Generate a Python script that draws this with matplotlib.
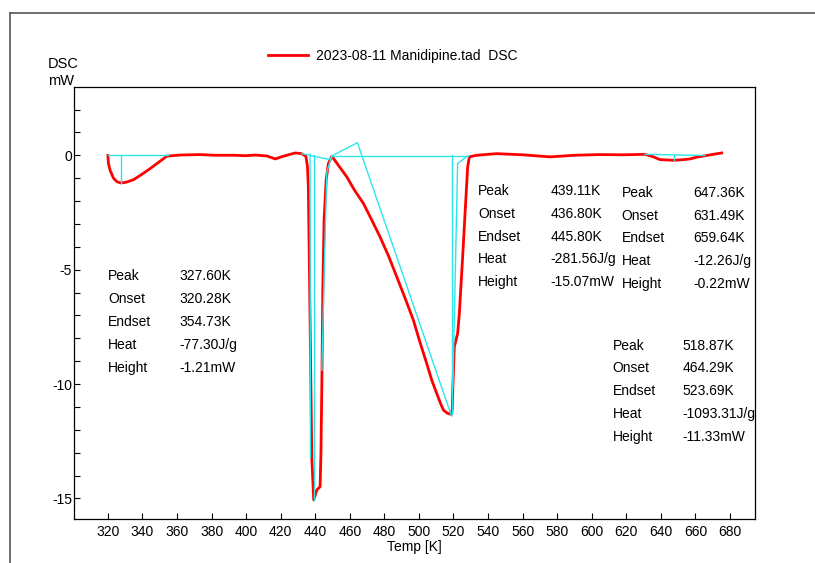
import matplotlib
matplotlib.use("Agg")
import matplotlib.pyplot as plt
from matplotlib.lines import Line2D
from matplotlib.ticker import MultipleLocator

plt.rcParams["font.family"] = ["Liberation Sans", "DejaVu Sans"]
plt.rcParams["axes.unicode_minus"] = False

# DSC trace (temperature in K, heat flow in mW)
temp = [320.0, 320.3, 321.3, 323.2, 325.3, 327.6, 330.5, 334.8, 339.5, 344.5,
        349.5, 354.1, 361.8, 373.4, 382.0, 392.7, 400.0, 405.0, 412.0, 416.8,
        421.6, 428.4, 432.2, 434.6, 435.5, 436.0, 437.0, 438.0, 439.11, 440.9,
        442.8, 443.3, 443.8, 444.4, 445.1, 446.3, 447.6, 449.6, 453.5, 458.3,
        462.5, 467.9, 472.5, 477.5, 482.5, 487.2, 492.0, 496.8, 500.5, 504.5,
        507.5, 510.3, 512.5, 514.2, 516.5, 518.87, 519.3, 519.6, 520.5, 522.4,
        523.4, 525.3, 526.9, 528.2, 529.2, 533.5, 545.0, 560.0, 575.9, 590.0,
        604.8, 618.0, 630.8, 635.0, 639.5, 647.36, 652.0, 656.9, 661.0, 666.5,
        671.0, 675.2]
dsc = [-0.01, -0.36, -0.66, -1.0, -1.16, -1.21, -1.18, -1.07, -0.84, -0.58,
       -0.30, -0.04, 0.01, 0.03, 0.0, 0.0, -0.02, 0.01, -0.03, -0.16,
       -0.04, 0.10, 0.07, -0.05, -0.5, -1.38, -7.21, -13.2, -15.07, -14.63,
       -14.49, -13.0, -10.1, -5.75, -2.84, -1.09, -0.36, -0.04, -0.45, -0.95,
       -1.5, -2.11, -2.8, -3.57, -4.42, -5.32, -6.25, -7.21, -8.15, -9.10,
       -9.85, -10.41, -10.85, -11.14, -11.28, -11.33, -11.1, -10.2, -8.37, -7.79,
       -6.9, -4.44, -2.26, -0.51, -0.07, 0.0, 0.07, 0.02, -0.07, 0.0,
       0.03, 0.02, 0.04, -0.05, -0.19, -0.22, -0.20, -0.16, -0.08, -0.01,
       0.05, 0.10]

# evaluated peaks
peak = [327.60, 439.11, 518.87, 647.36]
onset = [320.28, 436.80, 464.29, 631.49]
endset = [354.73, 445.80, 523.69, 659.64]
heat = [-77.30, -281.56, -1093.31, -12.26]
height = [-1.21, -15.07, -11.33, -0.22]

# baselines and tangents of the peak evaluation
base_lines = [
    ([320.0, 354.7], [0.0, 0.0]),
    ([432.2, 448.6, 449.6], [0.07, -0.19, -0.03]),
    ([437.0, 437.2], [0.05, -13.2]),
    ([449.6, 446.7, 445.3, 443.8], [-0.03, -0.73, -4.8, -9.4]),
    ([449.6, 464.4, 518.87], [-0.03, 0.55, -11.40]),
    ([449.6, 528.2], [-0.03, -0.03]),
    ([528.2, 522.4, 519.6], [-0.03, -0.36, -10.2]),
    ([630.8, 665.5], [0.04, -0.01]),
]

# where each result table sits (label x, value x, first row y)
table_pos = [(320.0, 361.5, -5.30), (534.3, 576.0, -1.57),
             (612.0, 652.7, -8.32), (617.4, 658.9, -1.64)]
row_step = 0.995

fig = plt.figure(figsize=(8.15, 5.63), dpi=100)
ax = fig.add_axes([0.0902, 0.0782, 0.8362, 0.7667])

ax.plot(temp, dsc, color="red", lw=2.0, zorder=3,
        label="2023-08-11 Manidipine.tad  DSC")
for xs, ys in base_lines:
    ax.plot(xs, ys, color="#2ce6ea", lw=1.0, zorder=4)
for p, h in zip(peak, height):
    ax.plot([p, p], [0.0, h], color="#2ce6ea", lw=1.0, zorder=4)

names = ["Peak", "Onset", "Endset", "Heat", "Height"]
for i, (lx, vx, y0) in enumerate(table_pos):
    vals = [f"{peak[i]:.2f}K", f"{onset[i]:.2f}K", f"{endset[i]:.2f}K",
            f"{heat[i]:.2f}J/g", f"{height[i]:.2f}mW"]
    for j, (n, v) in enumerate(zip(names, vals)):
        y = y0 - j * row_step
        ax.text(lx, y, n, fontsize=10, va="center", ha="left", clip_on=True)
        ax.text(vx, y, v, fontsize=10, va="center", ha="left", clip_on=True)

ax.set_xlim(300.1, 694.5)
ax.set_ylim(-15.9, 2.97)
ax.set_xticks(range(320, 681, 20))
ax.yaxis.set_major_locator(MultipleLocator(5))
ax.yaxis.set_minor_locator(MultipleLocator(1))
ax.tick_params(axis="both", which="both", direction="in", length=4.5,
               width=0.8, labelsize=10)
ax.tick_params(axis="x", pad=4)
ax.tick_params(axis="y", pad=1)
for s in ax.spines.values():
    s.set_linewidth(0.9)
ax.set_xlabel("Temp [K]", fontsize=10, labelpad=1)

fig.text(0.0589, 0.887, "DSC", fontsize=10.5, va="center", ha="left")
fig.text(0.0589, 0.857, "mW", fontsize=10.5, va="center", ha="left")

fig.legend(loc="center left", bbox_to_anchor=(268 / 815, 1 - 55.7 / 563),
           frameon=False, fontsize=10, borderpad=0, borderaxespad=0,
           handlelength=2.9, handletextpad=0.55)

# outer page frame
fig.add_artist(Line2D([10 / 815, 1.0], [1 - 13 / 563, 1 - 13 / 563],
                      transform=fig.transFigure, color="#555555", lw=1.2))
fig.add_artist(Line2D([10 / 815, 10 / 815], [0.0, 1 - 13 / 563],
                      transform=fig.transFigure, color="#555555", lw=1.2))

fig.savefig("out.png", dpi=100)
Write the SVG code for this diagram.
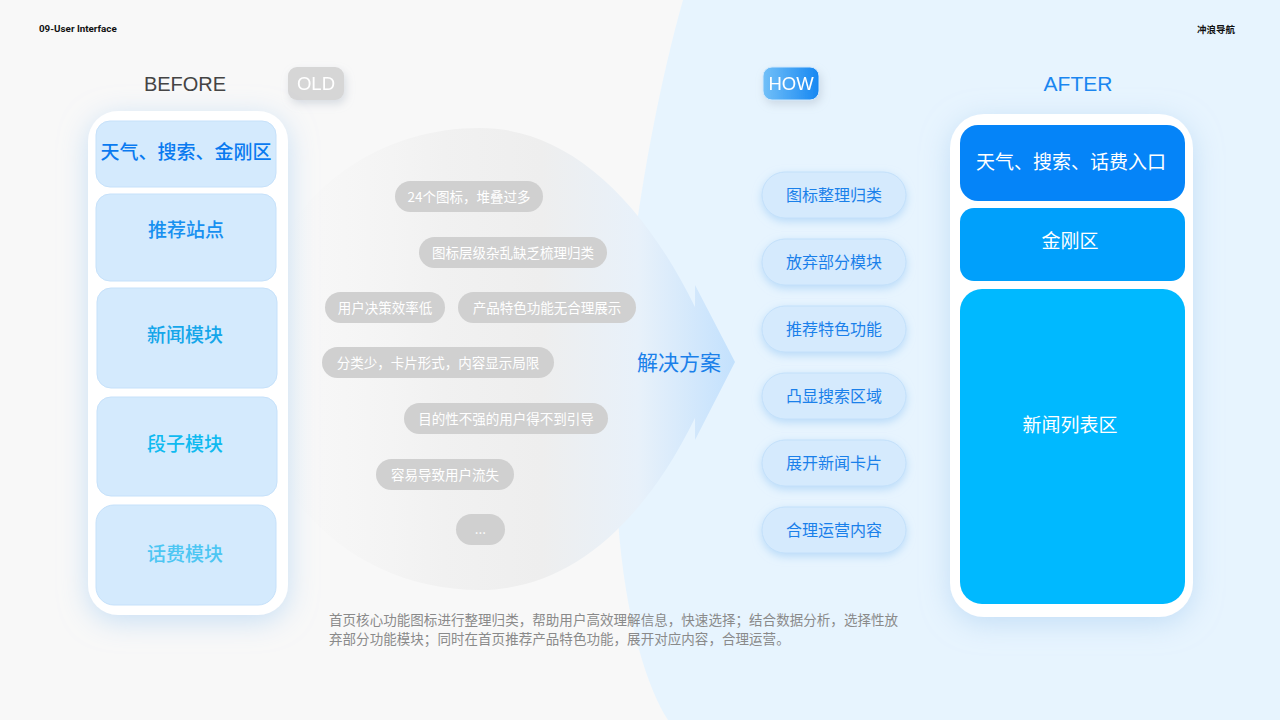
<svg xmlns="http://www.w3.org/2000/svg" width="1280" height="720" viewBox="0 0 1280 720">
<defs>
<style>
.cn{font-family:"Noto Sans CJK SC","Noto Sans",sans-serif}
.lat{font-family:"Liberation Sans",Arial,sans-serif}
.blk{fill:#d4eafd;stroke:#c6e1fa;stroke-width:1}
.blkt{font-size:19px;font-weight:500;text-anchor:middle}
.chip{fill:#d0d0d0}
.chipt{font-size:13.5px;fill:#ffffff;text-anchor:middle}
.pill{fill:#d5eafd;stroke:#c3e0fa;stroke-width:1}
.pillt{font-size:16px;fill:#1a80ea;text-anchor:middle}
.aftt{font-size:19px;fill:#ffffff;text-anchor:middle}
</style>
<filter id="phoneSh" x="-30%" y="-20%" width="160%" height="140%">
<feDropShadow dx="0" dy="6" stdDeviation="14" flood-color="#b4d4f3" flood-opacity="0.7"/>
</filter>
<filter id="pillSh" x="-20%" y="-40%" width="140%" height="190%">
<feDropShadow dx="0" dy="3" stdDeviation="4" flood-color="#a6d0f7" flood-opacity="0.7"/>
</filter>
<filter id="tagSh" x="-30%" y="-30%" width="170%" height="190%">
<feDropShadow dx="2" dy="4" stdDeviation="4" flood-color="#9aa8b8" flood-opacity="0.35"/>
</filter>
<linearGradient id="blob" x1="250" y1="0" x2="735" y2="0" gradientUnits="userSpaceOnUse">
<stop offset="0" stop-color="#f8f8f8" stop-opacity="0"/>
<stop offset="0.2" stop-color="#f5f5f5" stop-opacity="0.7"/>
<stop offset="0.4" stop-color="#f1f1f1"/>
<stop offset="0.6" stop-color="#eeeeee"/>
<stop offset="0.8" stop-color="#e8f1fa"/>
<stop offset="1" stop-color="#c3e1fd"/>
</linearGradient>
<linearGradient id="howG" x1="0" y1="0" x2="1" y2="0">
<stop offset="0" stop-color="#72c0f8"/>
<stop offset="1" stop-color="#1687f2"/>
</linearGradient>
</defs>

<!-- background -->
<rect x="0" y="0" width="1280" height="720" fill="#f8f8f8"/>
<path d="M683,0 C635,170 610,400 618,520 C625,620 648,690 668,720 L1280,720 L1280,0 Z" fill="#e7f4fe"/>

<!-- header -->
<text x="39" y="32" font-family="Roboto,'Liberation Sans',sans-serif" font-size="9.8" font-weight="700" fill="#111">09-User Interface</text>
<text x="1235" y="33" class="cn" font-size="9.5" font-weight="700" fill="#111" text-anchor="end">冲浪导航</text>

<!-- arrow blob -->
<g id="arrow">
<path d="M480,128 C565,128 640,195 695,307 L695,285 L735,362 L695,440 L695,418 C640,530 565,590 480,590 C350,590 250,490 250,359 C250,228 350,128 480,128 Z" fill="url(#blob)"/>
<text x="679" y="370" class="cn" font-size="21" fill="#1a80ea" text-anchor="middle">解决方案</text>
</g>

<!-- labels -->
<g id="labels">
<text x="185" y="91" class="lat" font-size="20" fill="#444" text-anchor="middle">BEFORE</text>
<g id="old" filter="url(#tagSh)">
<rect x="288" y="67" width="56" height="33" rx="9" fill="#d6d6d6"/>
<text x="316" y="90" class="lat" font-size="18.5" fill="#ffffff" text-anchor="middle">OLD</text>
</g>
<g id="how" filter="url(#tagSh)">
<rect x="763" y="67" width="56" height="33" rx="9" fill="url(#howG)" stroke="#cfe8fd" stroke-width="1"/>
<text x="791" y="90" class="lat" font-size="18.5" fill="#ffffff" text-anchor="middle">HOW</text>
</g>
<text x="1078" y="91" class="lat" font-size="21" fill="#1a86f0" text-anchor="middle">AFTER</text>
</g>

<!-- BEFORE phone -->
<g id="before-phone">
<rect x="88" y="111" width="200" height="504" rx="30" fill="#ffffff" filter="url(#phoneSh)"/>
<g id="b1"><rect class="blk" x="96" y="121" width="180" height="66" rx="14"/><text class="cn blkt" x="186" y="159" fill="#0a7af0">天气、搜索、金刚区</text></g>
<g id="b2"><rect class="blk" x="96" y="194" width="180" height="87" rx="14"/><text class="cn blkt" x="186" y="237" fill="#1790f0">推荐站点</text></g>
<g id="b3"><rect class="blk" x="97" y="288" width="180" height="100" rx="14"/><text class="cn blkt" x="185" y="342" fill="#15a6ea">新闻模块</text></g>
<g id="b4"><rect class="blk" x="97" y="397" width="180" height="99" rx="14"/><text class="cn blkt" x="185" y="451" fill="#0fbaf0">段子模块</text></g>
<g id="b5"><rect class="blk" x="96" y="505" width="180" height="100" rx="18"/><text class="cn blkt" x="185" y="561" fill="#4cc6f3">话费模块</text></g>
</g>

<!-- problem chips -->
<g id="chips">
<g id="c1"><rect class="chip" x="395" y="181" width="148" height="31" rx="15.5"/><text class="cn chipt" x="469" y="201.5">24个图标，堆叠过多</text></g>
<g id="c2"><rect class="chip" x="419" y="237" width="188" height="31" rx="15.5"/><text class="cn chipt" x="513" y="257.5">图标层级杂乱缺乏梳理归类</text></g>
<g id="c3"><rect class="chip" x="325" y="292" width="120" height="31" rx="15.5"/><text class="cn chipt" x="385" y="312.5">用户决策效率低</text></g>
<g id="c4"><rect class="chip" x="458" y="292" width="178" height="31" rx="15.5"/><text class="cn chipt" x="547" y="312.5">产品特色功能无合理展示</text></g>
<g id="c5"><rect class="chip" x="322" y="347" width="232" height="31" rx="15.5"/><text class="cn chipt" x="438" y="367.5">分类少，卡片形式，内容显示局限</text></g>
<g id="c6"><rect class="chip" x="404" y="403" width="204" height="31" rx="15.5"/><text class="cn chipt" x="506" y="423.5">目的性不强的用户得不到引导</text></g>
<g id="c7"><rect class="chip" x="376" y="459" width="138" height="31" rx="15.5"/><text class="cn chipt" x="445" y="479.5">容易导致用户流失</text></g>
<g id="c8"><rect class="chip" x="456" y="514" width="49" height="31" rx="15.5"/><text class="cn chipt" x="480.5" y="534">...</text></g>
</g>

<!-- solution pills -->
<g id="solutions">
<g id="s1"><rect class="pill" x="762" y="172" width="144" height="46" rx="23" filter="url(#pillSh)"/><text class="cn pillt" x="834" y="200.5">图标整理归类</text></g>
<g id="s2"><rect class="pill" x="762" y="239" width="144" height="46" rx="23" filter="url(#pillSh)"/><text class="cn pillt" x="834" y="267.5">放弃部分模块</text></g>
<g id="s3"><rect class="pill" x="762" y="306" width="144" height="46" rx="23" filter="url(#pillSh)"/><text class="cn pillt" x="834" y="334.5">推荐特色功能</text></g>
<g id="s4"><rect class="pill" x="762" y="373" width="144" height="46" rx="23" filter="url(#pillSh)"/><text class="cn pillt" x="834" y="401.5">凸显搜索区域</text></g>
<g id="s5"><rect class="pill" x="762" y="440" width="144" height="46" rx="23" filter="url(#pillSh)"/><text class="cn pillt" x="834" y="468.5">展开新闻卡片</text></g>
<g id="s6"><rect class="pill" x="762" y="507" width="144" height="46" rx="23" filter="url(#pillSh)"/><text class="cn pillt" x="834" y="535.5">合理运营内容</text></g>
</g>

<!-- AFTER phone -->
<g id="after-phone">
<rect x="950" y="114" width="243" height="503" rx="34" fill="#ffffff" filter="url(#phoneSh)"/>
<g id="a1"><rect x="960" y="125" width="225" height="76" rx="18" fill="#0584f8"/><text class="cn aftt" x="1071" y="169">天气、搜索、话费入口</text></g>
<g id="a2"><rect x="960" y="208" width="225" height="73" rx="14" fill="#00a0fb"/><text class="cn aftt" x="1070" y="248">金刚区</text></g>
<g id="a3"><rect x="960" y="289" width="225" height="315" rx="22" fill="#00b9ff"/><text class="cn aftt" x="1070" y="432">新闻列表区</text></g>
</g>

<!-- description -->
<g id="desc" class="cn" font-size="13.5" fill="#8a8a8a" letter-spacing="0.05">
<text x="329" y="625">首页核心功能图标进行整理归类，帮助用户高效理解信息，快速选择；结合数据分析，选择性放</text>
<text x="329" y="644">弃部分功能模块；同时在首页推荐产品特色功能，展开对应内容，合理运营。</text>
</g>
</svg>
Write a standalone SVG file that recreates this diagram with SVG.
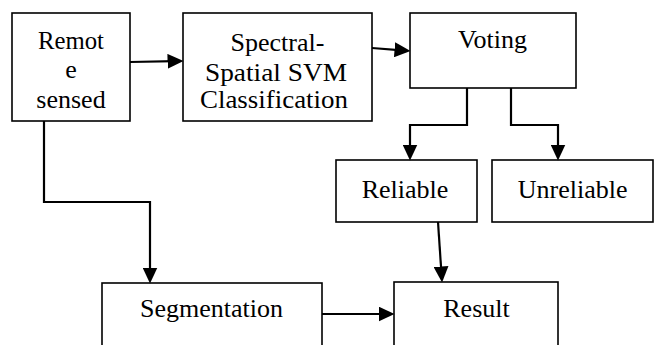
<svg xmlns="http://www.w3.org/2000/svg" width="656" height="345" viewBox="0 0 656 345">
<style>
.box{fill:#fff;stroke:#000;stroke-width:1.6}
.t{font-family:'Liberation Serif','Times New Roman',Tinos,'DejaVu Serif',serif;font-size:26px;fill:#000;text-anchor:middle}
.c{fill:none;stroke:#000;stroke-width:2.2}
</style>
<defs>
<marker id="ah" markerUnits="userSpaceOnUse" markerWidth="16" markerHeight="15" viewBox="0 0 15 14" refX="7" refY="7" orient="auto">
<path d="M0,0 L15,7 L0,14 z" fill="#000"/>
</marker>
</defs>
<rect width="656" height="345" fill="#fff"/>
<g id="remote">
<rect class="box" x="12" y="13" width="118" height="108"/>
<text class="t" x="71" y="48.5" textLength="66" lengthAdjust="spacingAndGlyphs">Remot</text>
<text class="t" x="71" y="78.3">e</text>
<text class="t" x="71" y="107.5">sensed</text>
</g>
<g id="svm">
<rect class="box" x="183" y="13" width="189" height="108"/>
<text class="t" x="277.5" y="51">Spectral-</text>
<text class="t" x="276" y="81" textLength="142" lengthAdjust="spacingAndGlyphs">Spatial SVM</text>
<text class="t" x="274" y="108.3" textLength="148" lengthAdjust="spacingAndGlyphs">Classification</text>
</g>
<g id="voting">
<rect class="box" x="410" y="13" width="166" height="75"/>
<text class="t" x="492.5" y="48.3">Voting</text>
</g>
<g id="reliable">
<rect class="box" x="336" y="160" width="141" height="62"/>
<text class="t" x="405" y="198.3">Reliable</text>
</g>
<g id="unreliable">
<rect class="box" x="492" y="160" width="161" height="62"/>
<text class="t" x="572.7" y="198.3">Unreliable</text>
</g>
<g id="segmentation">
<rect class="box" x="102" y="283" width="220" height="80"/>
<text class="t" x="211.5" y="316.7">Segmentation</text>
</g>
<g id="result">
<rect class="box" x="394" y="282" width="164" height="80"/>
<text class="t" x="476.5" y="316.7">Result</text>
</g>
<g id="connectors">
<path class="c" d="M130,62 L175,61.2" marker-end="url(#ah)"/>
<path class="c" d="M372,48 L402,50.4" marker-end="url(#ah)"/>
<path class="c" d="M467,88 V125 H410 V152" marker-end="url(#ah)"/>
<path class="c" d="M511,88 V125 H558 V152" marker-end="url(#ah)"/>
<path class="c" d="M438,222 L441.5,274" marker-end="url(#ah)"/>
<path class="c" d="M44,121 V202 H150 V275" marker-end="url(#ah)"/>
<path class="c" d="M322,314 H386" marker-end="url(#ah)"/>
</g>
</svg>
-------
» **What needs to be done**
Pick out the lines above containing the word "Write", then copy them.

» **Complete output**
Write the SVG code for this diagram.
Write a standalone SVG file that recreates this diagram with SVG.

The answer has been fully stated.